[Records from a dataset]
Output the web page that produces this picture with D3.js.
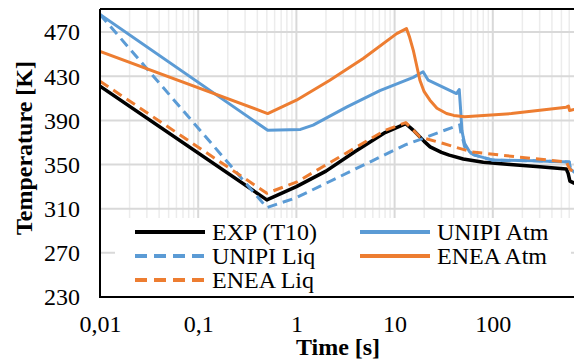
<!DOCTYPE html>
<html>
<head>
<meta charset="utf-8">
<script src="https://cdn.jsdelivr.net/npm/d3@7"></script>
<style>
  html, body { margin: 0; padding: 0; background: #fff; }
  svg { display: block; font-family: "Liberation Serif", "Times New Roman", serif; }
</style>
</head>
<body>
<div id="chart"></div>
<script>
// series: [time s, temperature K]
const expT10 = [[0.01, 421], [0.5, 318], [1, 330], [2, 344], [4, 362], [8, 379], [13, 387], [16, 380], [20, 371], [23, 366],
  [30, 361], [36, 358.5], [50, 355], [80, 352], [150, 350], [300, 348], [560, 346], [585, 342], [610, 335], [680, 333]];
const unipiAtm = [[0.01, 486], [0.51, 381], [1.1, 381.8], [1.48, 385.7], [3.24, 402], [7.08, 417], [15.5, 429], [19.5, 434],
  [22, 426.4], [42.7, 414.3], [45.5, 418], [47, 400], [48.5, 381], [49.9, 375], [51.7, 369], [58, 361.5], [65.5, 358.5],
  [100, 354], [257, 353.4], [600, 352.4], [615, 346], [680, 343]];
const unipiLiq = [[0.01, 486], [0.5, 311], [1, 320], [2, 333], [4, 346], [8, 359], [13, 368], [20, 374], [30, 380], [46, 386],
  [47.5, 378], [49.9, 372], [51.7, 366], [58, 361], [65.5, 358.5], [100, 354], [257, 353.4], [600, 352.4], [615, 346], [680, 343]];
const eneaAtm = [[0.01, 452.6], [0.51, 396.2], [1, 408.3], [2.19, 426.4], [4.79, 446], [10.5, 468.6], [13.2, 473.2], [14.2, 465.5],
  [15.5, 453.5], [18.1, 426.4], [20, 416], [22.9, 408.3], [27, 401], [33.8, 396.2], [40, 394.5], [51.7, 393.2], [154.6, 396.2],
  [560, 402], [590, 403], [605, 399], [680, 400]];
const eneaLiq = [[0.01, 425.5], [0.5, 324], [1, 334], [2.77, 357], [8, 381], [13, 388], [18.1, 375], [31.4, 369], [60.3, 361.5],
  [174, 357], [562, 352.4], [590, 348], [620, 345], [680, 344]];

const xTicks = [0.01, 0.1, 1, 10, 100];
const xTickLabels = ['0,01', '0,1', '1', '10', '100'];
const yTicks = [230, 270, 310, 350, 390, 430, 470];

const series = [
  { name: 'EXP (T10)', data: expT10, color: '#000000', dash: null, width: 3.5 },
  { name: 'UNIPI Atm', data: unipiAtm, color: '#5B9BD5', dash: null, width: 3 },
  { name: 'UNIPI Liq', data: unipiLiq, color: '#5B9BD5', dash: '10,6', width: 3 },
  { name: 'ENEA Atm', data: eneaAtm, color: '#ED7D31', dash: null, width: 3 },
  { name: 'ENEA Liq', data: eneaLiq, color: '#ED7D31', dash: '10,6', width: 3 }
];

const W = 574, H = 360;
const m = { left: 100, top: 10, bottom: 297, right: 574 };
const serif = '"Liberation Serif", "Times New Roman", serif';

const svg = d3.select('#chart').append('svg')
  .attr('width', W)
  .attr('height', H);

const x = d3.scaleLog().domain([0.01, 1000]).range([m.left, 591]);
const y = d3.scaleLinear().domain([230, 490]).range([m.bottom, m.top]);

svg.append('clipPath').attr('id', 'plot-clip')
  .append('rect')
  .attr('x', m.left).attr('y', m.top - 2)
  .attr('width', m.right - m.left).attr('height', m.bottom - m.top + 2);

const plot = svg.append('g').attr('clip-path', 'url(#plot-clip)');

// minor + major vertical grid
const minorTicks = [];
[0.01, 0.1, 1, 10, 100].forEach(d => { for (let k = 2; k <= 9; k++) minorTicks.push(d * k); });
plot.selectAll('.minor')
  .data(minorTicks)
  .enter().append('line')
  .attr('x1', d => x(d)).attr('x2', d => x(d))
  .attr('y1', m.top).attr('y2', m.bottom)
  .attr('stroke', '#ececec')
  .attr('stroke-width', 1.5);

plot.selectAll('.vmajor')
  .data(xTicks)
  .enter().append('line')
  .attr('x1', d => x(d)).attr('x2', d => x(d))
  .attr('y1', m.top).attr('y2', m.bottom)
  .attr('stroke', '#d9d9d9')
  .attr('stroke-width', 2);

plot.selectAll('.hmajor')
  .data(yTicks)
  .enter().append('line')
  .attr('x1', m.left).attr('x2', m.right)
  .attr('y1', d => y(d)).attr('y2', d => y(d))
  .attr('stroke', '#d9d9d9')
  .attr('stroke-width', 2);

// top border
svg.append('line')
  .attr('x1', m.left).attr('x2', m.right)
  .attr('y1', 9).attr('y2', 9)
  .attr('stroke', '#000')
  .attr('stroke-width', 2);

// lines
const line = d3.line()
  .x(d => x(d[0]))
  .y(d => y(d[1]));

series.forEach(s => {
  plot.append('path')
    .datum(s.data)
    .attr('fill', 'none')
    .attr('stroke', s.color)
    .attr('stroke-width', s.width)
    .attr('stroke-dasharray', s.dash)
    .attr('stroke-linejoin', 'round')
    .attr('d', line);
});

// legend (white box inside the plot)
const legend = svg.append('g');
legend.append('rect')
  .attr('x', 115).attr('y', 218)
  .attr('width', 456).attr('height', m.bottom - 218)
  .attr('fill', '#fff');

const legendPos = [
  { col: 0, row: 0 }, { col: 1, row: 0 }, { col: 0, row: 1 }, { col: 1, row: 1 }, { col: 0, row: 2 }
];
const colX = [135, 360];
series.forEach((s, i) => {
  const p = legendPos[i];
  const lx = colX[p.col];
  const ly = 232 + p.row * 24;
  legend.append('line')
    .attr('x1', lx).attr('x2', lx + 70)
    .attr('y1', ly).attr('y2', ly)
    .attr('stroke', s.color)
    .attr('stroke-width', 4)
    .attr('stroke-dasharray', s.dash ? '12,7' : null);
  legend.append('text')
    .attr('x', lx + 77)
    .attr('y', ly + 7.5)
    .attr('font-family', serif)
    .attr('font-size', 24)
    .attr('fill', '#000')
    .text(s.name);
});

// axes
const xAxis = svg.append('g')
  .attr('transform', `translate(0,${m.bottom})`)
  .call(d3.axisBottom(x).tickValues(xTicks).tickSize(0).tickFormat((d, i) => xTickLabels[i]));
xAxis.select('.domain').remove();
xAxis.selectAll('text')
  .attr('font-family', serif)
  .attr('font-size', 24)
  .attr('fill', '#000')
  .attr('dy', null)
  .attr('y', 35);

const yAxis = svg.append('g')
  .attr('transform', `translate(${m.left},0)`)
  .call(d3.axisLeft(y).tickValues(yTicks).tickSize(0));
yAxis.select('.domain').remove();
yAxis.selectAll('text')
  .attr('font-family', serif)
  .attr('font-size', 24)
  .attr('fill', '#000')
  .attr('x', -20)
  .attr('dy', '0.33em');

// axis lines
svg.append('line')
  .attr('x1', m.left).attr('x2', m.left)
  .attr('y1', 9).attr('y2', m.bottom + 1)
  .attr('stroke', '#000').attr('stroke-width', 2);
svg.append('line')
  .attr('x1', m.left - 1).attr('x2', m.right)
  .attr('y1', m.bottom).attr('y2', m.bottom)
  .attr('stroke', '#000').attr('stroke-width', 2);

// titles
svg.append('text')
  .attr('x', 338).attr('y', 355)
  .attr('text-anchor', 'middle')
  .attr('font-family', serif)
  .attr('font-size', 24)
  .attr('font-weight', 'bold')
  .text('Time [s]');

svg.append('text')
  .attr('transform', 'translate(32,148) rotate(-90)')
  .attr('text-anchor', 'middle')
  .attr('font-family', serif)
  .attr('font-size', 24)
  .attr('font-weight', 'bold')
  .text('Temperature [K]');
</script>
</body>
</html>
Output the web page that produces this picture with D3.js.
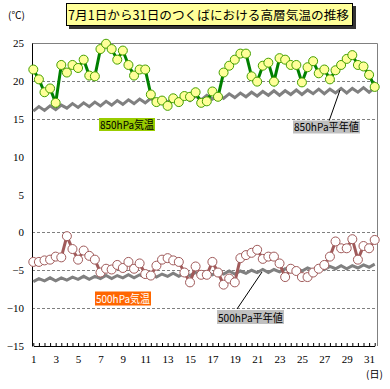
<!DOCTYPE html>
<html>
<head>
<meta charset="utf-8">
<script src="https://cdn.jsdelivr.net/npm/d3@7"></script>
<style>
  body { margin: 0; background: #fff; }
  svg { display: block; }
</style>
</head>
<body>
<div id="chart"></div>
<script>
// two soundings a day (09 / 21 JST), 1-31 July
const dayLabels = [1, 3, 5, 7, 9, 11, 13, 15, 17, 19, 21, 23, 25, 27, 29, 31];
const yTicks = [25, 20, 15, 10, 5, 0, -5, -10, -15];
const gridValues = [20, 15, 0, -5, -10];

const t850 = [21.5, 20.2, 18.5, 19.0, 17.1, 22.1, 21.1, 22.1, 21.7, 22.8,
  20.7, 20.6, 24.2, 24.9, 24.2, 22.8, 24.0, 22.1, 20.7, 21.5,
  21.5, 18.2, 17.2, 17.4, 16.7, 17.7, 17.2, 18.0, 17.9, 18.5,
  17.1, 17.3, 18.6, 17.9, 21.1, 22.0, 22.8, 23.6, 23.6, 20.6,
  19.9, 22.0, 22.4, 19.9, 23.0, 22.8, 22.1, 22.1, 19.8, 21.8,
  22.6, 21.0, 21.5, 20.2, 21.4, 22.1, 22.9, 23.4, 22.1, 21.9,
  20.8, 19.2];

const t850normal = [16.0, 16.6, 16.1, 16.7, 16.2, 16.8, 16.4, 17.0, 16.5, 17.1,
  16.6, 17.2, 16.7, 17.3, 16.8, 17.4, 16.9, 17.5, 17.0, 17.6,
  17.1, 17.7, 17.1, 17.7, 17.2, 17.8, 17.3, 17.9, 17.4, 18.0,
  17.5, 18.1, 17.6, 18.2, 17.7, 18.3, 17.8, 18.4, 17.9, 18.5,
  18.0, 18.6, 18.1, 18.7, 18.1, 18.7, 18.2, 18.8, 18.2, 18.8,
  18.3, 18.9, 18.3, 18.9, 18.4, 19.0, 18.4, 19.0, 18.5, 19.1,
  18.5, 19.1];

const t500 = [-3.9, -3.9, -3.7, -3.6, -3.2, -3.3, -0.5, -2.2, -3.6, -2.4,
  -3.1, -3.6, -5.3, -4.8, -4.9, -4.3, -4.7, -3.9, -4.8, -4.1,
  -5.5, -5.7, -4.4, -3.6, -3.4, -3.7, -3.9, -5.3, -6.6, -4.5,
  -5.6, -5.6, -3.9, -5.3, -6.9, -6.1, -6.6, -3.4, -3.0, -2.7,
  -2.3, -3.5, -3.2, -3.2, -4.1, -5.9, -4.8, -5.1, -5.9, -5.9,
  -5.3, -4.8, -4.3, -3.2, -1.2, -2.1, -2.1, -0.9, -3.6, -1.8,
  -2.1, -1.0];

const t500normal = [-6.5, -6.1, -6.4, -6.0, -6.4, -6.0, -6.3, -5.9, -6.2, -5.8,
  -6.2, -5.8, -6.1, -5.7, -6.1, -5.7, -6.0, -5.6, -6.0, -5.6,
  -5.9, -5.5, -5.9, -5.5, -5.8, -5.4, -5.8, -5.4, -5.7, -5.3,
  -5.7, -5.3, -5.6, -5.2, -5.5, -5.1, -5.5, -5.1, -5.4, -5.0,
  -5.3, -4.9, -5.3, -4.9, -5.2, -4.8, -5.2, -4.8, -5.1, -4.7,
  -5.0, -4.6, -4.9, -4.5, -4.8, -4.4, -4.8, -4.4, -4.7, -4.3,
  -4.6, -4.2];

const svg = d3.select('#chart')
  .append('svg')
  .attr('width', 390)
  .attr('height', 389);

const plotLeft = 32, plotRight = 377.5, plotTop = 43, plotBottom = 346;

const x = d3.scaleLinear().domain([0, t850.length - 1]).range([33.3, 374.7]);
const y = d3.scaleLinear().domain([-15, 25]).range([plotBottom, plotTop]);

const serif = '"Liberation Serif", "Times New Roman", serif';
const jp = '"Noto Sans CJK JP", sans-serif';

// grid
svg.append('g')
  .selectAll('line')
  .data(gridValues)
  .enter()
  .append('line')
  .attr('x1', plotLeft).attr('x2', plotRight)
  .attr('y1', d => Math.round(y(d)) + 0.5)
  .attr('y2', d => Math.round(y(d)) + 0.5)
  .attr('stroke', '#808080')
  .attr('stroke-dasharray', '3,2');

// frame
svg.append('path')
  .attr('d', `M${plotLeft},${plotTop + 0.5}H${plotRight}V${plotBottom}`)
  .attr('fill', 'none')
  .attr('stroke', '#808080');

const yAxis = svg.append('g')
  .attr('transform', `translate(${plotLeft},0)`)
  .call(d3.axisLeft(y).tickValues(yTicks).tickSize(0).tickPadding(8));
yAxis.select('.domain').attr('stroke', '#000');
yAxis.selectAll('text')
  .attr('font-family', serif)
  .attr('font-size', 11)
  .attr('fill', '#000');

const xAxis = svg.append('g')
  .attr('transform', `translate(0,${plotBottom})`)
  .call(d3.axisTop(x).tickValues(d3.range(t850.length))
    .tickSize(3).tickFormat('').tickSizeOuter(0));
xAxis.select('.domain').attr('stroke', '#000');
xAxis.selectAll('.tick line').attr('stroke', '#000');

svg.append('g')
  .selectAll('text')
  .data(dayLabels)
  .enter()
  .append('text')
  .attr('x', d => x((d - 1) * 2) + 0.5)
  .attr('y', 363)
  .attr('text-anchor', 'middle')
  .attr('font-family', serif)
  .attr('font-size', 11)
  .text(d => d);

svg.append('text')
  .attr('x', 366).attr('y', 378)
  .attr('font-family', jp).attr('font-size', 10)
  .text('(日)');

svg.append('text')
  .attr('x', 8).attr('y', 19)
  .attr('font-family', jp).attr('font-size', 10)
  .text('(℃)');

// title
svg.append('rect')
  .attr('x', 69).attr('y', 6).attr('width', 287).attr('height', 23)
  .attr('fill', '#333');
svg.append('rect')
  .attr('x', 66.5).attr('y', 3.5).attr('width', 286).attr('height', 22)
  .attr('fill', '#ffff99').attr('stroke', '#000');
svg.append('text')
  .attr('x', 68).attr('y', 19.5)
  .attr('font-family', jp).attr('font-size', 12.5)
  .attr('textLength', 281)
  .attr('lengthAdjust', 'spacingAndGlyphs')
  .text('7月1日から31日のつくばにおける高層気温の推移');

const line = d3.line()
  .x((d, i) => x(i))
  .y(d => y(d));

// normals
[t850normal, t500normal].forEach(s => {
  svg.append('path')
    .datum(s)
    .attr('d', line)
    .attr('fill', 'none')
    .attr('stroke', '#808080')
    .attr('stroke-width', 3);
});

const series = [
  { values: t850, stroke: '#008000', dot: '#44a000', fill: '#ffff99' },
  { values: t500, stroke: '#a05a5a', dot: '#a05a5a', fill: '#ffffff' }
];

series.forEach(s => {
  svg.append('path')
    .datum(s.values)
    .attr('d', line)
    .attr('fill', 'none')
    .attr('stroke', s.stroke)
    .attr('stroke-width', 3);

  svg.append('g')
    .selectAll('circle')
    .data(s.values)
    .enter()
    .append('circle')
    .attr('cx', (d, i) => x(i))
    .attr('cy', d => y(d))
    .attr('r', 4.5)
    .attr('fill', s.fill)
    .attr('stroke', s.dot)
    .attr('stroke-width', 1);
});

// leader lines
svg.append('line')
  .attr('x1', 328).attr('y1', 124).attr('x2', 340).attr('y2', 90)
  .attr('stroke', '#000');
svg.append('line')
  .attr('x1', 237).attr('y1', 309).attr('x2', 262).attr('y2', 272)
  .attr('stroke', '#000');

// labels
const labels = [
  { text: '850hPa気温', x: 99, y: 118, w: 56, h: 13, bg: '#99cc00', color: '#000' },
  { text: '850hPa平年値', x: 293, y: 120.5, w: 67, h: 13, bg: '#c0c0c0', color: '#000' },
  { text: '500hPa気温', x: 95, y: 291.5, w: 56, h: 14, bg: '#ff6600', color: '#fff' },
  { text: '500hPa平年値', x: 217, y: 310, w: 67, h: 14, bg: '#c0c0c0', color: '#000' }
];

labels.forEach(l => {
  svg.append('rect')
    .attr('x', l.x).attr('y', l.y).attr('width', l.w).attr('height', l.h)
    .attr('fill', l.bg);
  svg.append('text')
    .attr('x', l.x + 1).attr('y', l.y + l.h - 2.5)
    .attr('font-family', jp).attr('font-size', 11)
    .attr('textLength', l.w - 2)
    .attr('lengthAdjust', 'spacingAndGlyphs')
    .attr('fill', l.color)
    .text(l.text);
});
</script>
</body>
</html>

REQUIREMENT:
Restate the data word for word from its first line through the line with "[174, 357], [562, 352.4], [590, 348], [620, 345], [680, 344]];", leaving out any picture along the way.

THE ANSWER:
Output the web page that produces this picture with D3.js.
<!DOCTYPE html>
<html>
<head>
<meta charset="utf-8">
<script src="https://cdn.jsdelivr.net/npm/d3@7"></script>
<style>
  html, body { margin: 0; padding: 0; background: #fff; }
  svg { display: block; font-family: "Liberation Serif", "Times New Roman", serif; }
</style>
</head>
<body>
<div id="chart"></div>
<script>
// series: [time s, temperature K]
const expT10 = [[0.01, 421], [0.5, 318], [1, 330], [2, 344], [4, 362], [8, 379], [13, 387], [16, 380], [20, 371], [23, 366],
  [30, 361], [36, 358.5], [50, 355], [80, 352], [150, 350], [300, 348], [560, 346], [585, 342], [610, 335], [680, 333]];
const unipiAtm = [[0.01, 486], [0.51, 381], [1.1, 381.8], [1.48, 385.7], [3.24, 402], [7.08, 417], [15.5, 429], [19.5, 434],
  [22, 426.4], [42.7, 414.3], [45.5, 418], [47, 400], [48.5, 381], [49.9, 375], [51.7, 369], [58, 361.5], [65.5, 358.5],
  [100, 354], [257, 353.4], [600, 352.4], [615, 346], [680, 343]];
const unipiLiq = [[0.01, 486], [0.5, 311], [1, 320], [2, 333], [4, 346], [8, 359], [13, 368], [20, 374], [30, 380], [46, 386],
  [47.5, 378], [49.9, 372], [51.7, 366], [58, 361], [65.5, 358.5], [100, 354], [257, 353.4], [600, 352.4], [615, 346], [680, 343]];
const eneaAtm = [[0.01, 452.6], [0.51, 396.2], [1, 408.3], [2.19, 426.4], [4.79, 446], [10.5, 468.6], [13.2, 473.2], [14.2, 465.5],
  [15.5, 453.5], [18.1, 426.4], [20, 416], [22.9, 408.3], [27, 401], [33.8, 396.2], [40, 394.5], [51.7, 393.2], [154.6, 396.2],
  [560, 402], [590, 403], [605, 399], [680, 400]];
const eneaLiq = [[0.01, 425.5], [0.5, 324], [1, 334], [2.77, 357], [8, 381], [13, 388], [18.1, 375], [31.4, 369], [60.3, 361.5],
  [174, 357], [562, 352.4], [590, 348], [620, 345], [680, 344]];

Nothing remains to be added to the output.